DO THIS:
Every line from the one holding "Write a LaTeX" through the one holding "minimum height=24pt] (g4)" should be returned exactly, both included; the pictures should not.

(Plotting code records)
◆ ◆ ◆ ◆

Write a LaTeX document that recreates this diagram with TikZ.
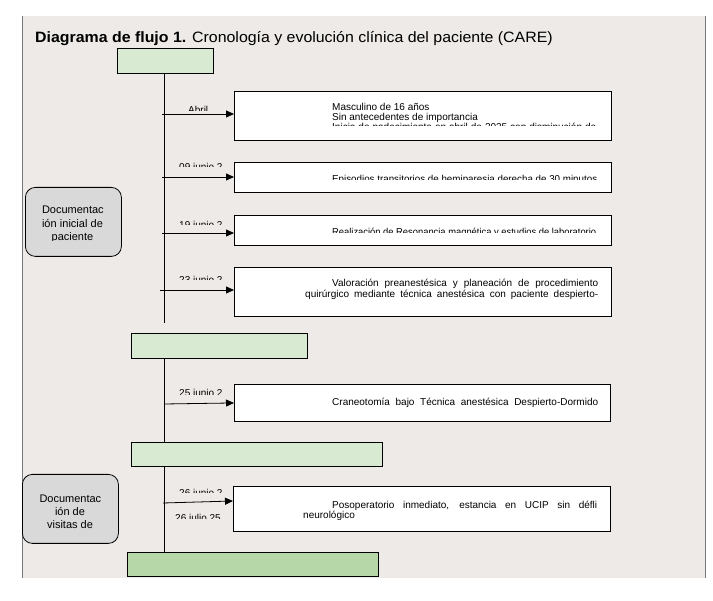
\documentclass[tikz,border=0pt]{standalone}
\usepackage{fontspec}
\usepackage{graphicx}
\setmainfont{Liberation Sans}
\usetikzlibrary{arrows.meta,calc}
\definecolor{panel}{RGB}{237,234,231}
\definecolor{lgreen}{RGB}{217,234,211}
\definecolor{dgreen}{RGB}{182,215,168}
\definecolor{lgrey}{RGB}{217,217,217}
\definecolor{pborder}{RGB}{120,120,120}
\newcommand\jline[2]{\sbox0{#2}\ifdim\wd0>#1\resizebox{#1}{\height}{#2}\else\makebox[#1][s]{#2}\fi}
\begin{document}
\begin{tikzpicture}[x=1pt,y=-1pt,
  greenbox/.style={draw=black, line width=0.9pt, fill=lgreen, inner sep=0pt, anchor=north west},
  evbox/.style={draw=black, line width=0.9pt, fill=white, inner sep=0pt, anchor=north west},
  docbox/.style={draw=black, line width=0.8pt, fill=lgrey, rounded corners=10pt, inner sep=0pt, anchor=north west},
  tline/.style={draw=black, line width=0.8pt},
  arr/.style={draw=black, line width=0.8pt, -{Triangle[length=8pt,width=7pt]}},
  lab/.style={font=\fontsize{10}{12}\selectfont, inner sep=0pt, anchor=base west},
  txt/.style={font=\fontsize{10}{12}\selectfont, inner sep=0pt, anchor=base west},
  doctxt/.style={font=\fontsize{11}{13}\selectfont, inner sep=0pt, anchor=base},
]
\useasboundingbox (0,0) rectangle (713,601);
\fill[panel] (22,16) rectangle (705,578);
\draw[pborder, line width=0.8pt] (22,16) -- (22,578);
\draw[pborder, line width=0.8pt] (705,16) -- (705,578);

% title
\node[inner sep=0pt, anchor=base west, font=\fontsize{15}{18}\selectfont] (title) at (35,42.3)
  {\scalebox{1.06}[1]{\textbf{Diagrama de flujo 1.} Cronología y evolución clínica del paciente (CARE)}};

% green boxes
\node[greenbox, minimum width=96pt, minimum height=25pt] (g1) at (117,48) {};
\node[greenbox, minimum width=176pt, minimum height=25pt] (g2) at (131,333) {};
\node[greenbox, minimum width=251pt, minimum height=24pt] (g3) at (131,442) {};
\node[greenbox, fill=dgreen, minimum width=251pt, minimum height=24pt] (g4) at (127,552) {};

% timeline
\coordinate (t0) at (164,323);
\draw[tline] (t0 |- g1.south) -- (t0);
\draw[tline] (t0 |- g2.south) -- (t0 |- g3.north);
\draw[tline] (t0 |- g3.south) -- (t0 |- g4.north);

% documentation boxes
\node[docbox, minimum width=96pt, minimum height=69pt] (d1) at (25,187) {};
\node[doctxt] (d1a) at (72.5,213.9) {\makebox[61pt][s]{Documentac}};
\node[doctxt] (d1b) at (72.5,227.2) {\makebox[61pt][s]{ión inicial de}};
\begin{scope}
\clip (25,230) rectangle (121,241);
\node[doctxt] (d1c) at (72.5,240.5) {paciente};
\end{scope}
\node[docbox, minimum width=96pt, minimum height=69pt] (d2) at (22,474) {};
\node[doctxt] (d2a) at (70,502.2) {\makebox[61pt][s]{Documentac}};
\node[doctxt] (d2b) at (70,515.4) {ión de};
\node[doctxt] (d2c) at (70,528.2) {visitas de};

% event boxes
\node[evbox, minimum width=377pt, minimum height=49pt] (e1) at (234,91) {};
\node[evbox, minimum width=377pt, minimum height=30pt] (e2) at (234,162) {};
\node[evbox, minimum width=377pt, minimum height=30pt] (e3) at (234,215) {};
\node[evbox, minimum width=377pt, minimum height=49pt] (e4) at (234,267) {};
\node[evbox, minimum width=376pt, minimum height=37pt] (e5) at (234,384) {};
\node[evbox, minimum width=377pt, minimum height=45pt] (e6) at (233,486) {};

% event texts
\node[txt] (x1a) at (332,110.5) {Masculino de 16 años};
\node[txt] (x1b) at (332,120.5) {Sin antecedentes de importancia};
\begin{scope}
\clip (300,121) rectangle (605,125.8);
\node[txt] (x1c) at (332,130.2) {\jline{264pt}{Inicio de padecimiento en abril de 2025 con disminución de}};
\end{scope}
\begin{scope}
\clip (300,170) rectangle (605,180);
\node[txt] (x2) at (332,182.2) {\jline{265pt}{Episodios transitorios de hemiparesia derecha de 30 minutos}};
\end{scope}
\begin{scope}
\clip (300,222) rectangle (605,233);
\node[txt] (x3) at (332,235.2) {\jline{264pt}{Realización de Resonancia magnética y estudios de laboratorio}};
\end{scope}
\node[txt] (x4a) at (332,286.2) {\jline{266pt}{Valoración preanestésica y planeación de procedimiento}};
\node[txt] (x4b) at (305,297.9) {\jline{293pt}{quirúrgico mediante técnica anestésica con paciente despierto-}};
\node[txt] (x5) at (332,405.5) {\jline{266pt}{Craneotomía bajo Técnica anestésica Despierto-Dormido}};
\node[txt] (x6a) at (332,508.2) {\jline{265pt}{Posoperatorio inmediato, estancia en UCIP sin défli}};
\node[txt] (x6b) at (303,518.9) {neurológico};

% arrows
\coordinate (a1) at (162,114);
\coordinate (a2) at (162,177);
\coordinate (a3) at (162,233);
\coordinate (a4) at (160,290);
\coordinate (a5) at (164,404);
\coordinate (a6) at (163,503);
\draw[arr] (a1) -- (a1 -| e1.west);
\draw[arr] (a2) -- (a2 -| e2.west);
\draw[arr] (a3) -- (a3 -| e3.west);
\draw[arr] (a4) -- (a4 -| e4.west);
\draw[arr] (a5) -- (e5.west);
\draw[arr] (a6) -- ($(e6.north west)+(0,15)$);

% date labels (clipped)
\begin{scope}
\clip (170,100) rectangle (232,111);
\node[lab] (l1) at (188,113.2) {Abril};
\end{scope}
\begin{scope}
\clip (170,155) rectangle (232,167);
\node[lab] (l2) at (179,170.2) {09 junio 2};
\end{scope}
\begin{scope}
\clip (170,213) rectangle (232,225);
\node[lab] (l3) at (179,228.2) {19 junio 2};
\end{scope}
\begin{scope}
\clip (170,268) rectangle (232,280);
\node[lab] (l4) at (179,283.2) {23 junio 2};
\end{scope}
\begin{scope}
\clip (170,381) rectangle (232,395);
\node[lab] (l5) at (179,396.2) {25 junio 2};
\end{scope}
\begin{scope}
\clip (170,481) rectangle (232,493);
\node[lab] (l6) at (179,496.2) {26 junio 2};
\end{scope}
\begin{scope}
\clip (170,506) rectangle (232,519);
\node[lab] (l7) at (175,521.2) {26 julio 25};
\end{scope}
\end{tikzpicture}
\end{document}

◆ ◆ ◆ ◆

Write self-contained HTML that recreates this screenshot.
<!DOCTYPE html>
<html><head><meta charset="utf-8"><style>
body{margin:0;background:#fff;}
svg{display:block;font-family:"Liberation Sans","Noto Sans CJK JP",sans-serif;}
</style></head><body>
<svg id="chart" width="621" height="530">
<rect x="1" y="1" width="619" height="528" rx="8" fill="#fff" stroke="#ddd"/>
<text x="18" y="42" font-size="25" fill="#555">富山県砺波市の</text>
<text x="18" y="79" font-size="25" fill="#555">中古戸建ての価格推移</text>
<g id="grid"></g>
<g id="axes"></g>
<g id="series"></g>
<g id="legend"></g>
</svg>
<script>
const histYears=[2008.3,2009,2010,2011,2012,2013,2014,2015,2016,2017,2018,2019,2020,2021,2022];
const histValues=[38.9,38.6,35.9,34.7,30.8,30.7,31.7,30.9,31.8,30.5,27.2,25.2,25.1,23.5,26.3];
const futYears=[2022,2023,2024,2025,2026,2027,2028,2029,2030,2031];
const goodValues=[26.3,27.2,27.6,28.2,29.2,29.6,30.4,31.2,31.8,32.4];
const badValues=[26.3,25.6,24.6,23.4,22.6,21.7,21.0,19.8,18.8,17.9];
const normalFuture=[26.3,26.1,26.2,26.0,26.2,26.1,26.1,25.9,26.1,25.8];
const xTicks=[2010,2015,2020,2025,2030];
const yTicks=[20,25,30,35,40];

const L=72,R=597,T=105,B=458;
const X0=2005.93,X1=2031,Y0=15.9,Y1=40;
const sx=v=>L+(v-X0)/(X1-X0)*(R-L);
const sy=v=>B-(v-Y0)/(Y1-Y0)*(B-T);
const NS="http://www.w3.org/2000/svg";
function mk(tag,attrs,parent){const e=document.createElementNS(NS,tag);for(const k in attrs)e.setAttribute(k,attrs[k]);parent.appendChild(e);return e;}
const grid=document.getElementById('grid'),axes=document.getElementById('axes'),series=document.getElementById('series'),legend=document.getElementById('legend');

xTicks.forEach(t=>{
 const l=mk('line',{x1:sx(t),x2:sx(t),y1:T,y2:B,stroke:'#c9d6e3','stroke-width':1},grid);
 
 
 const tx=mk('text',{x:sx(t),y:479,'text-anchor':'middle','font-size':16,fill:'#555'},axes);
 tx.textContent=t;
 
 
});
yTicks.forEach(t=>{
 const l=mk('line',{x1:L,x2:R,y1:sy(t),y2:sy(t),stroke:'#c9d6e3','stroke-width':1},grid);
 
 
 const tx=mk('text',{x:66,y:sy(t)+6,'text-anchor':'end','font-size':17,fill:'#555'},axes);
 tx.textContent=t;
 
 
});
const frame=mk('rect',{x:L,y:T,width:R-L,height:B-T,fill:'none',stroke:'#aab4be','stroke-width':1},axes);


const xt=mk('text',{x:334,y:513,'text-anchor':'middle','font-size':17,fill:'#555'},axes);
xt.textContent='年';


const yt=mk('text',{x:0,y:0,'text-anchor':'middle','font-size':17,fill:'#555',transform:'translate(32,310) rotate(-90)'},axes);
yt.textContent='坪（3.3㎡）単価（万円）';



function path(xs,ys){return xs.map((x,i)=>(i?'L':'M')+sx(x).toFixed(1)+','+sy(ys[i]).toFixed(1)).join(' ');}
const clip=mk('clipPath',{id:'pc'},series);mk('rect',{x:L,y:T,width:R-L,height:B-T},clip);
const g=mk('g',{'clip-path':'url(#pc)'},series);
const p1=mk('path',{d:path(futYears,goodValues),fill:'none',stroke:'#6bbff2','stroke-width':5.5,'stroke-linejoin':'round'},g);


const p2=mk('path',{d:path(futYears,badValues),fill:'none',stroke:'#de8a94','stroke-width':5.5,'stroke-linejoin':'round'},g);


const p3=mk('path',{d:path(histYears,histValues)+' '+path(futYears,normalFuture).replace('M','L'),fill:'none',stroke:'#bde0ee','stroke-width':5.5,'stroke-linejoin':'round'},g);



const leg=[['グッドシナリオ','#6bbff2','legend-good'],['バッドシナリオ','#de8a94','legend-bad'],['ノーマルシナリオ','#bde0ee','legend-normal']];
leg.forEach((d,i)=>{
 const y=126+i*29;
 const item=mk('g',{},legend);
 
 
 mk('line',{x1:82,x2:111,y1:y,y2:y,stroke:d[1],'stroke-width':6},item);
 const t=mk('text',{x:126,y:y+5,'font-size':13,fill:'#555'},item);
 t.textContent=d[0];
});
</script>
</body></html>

◆ ◆ ◆ ◆

RESPONSE TO THE EXERCISE:
Write a LaTeX document that recreates this diagram with TikZ.
\documentclass[tikz,border=0pt]{standalone}
\usepackage{fontspec}
\usepackage{graphicx}
\setmainfont{Liberation Sans}
\usetikzlibrary{arrows.meta,calc}
\definecolor{panel}{RGB}{237,234,231}
\definecolor{lgreen}{RGB}{217,234,211}
\definecolor{dgreen}{RGB}{182,215,168}
\definecolor{lgrey}{RGB}{217,217,217}
\definecolor{pborder}{RGB}{120,120,120}
\newcommand\jline[2]{\sbox0{#2}\ifdim\wd0>#1\resizebox{#1}{\height}{#2}\else\makebox[#1][s]{#2}\fi}
\begin{document}
\begin{tikzpicture}[x=1pt,y=-1pt,
  greenbox/.style={draw=black, line width=0.9pt, fill=lgreen, inner sep=0pt, anchor=north west},
  evbox/.style={draw=black, line width=0.9pt, fill=white, inner sep=0pt, anchor=north west},
  docbox/.style={draw=black, line width=0.8pt, fill=lgrey, rounded corners=10pt, inner sep=0pt, anchor=north west},
  tline/.style={draw=black, line width=0.8pt},
  arr/.style={draw=black, line width=0.8pt, -{Triangle[length=8pt,width=7pt]}},
  lab/.style={font=\fontsize{10}{12}\selectfont, inner sep=0pt, anchor=base west},
  txt/.style={font=\fontsize{10}{12}\selectfont, inner sep=0pt, anchor=base west},
  doctxt/.style={font=\fontsize{11}{13}\selectfont, inner sep=0pt, anchor=base},
]
\useasboundingbox (0,0) rectangle (713,601);
\fill[panel] (22,16) rectangle (705,578);
\draw[pborder, line width=0.8pt] (22,16) -- (22,578);
\draw[pborder, line width=0.8pt] (705,16) -- (705,578);

% title
\node[inner sep=0pt, anchor=base west, font=\fontsize{15}{18}\selectfont] (title) at (35,42.3)
  {\scalebox{1.06}[1]{\textbf{Diagrama de flujo 1.} Cronología y evolución clínica del paciente (CARE)}};

% green boxes
\node[greenbox, minimum width=96pt, minimum height=25pt] (g1) at (117,48) {};
\node[greenbox, minimum width=176pt, minimum height=25pt] (g2) at (131,333) {};
\node[greenbox, minimum width=251pt, minimum height=24pt] (g3) at (131,442) {};
\node[greenbox, fill=dgreen, minimum width=251pt, minimum height=24pt] (g4) at (127,552) {};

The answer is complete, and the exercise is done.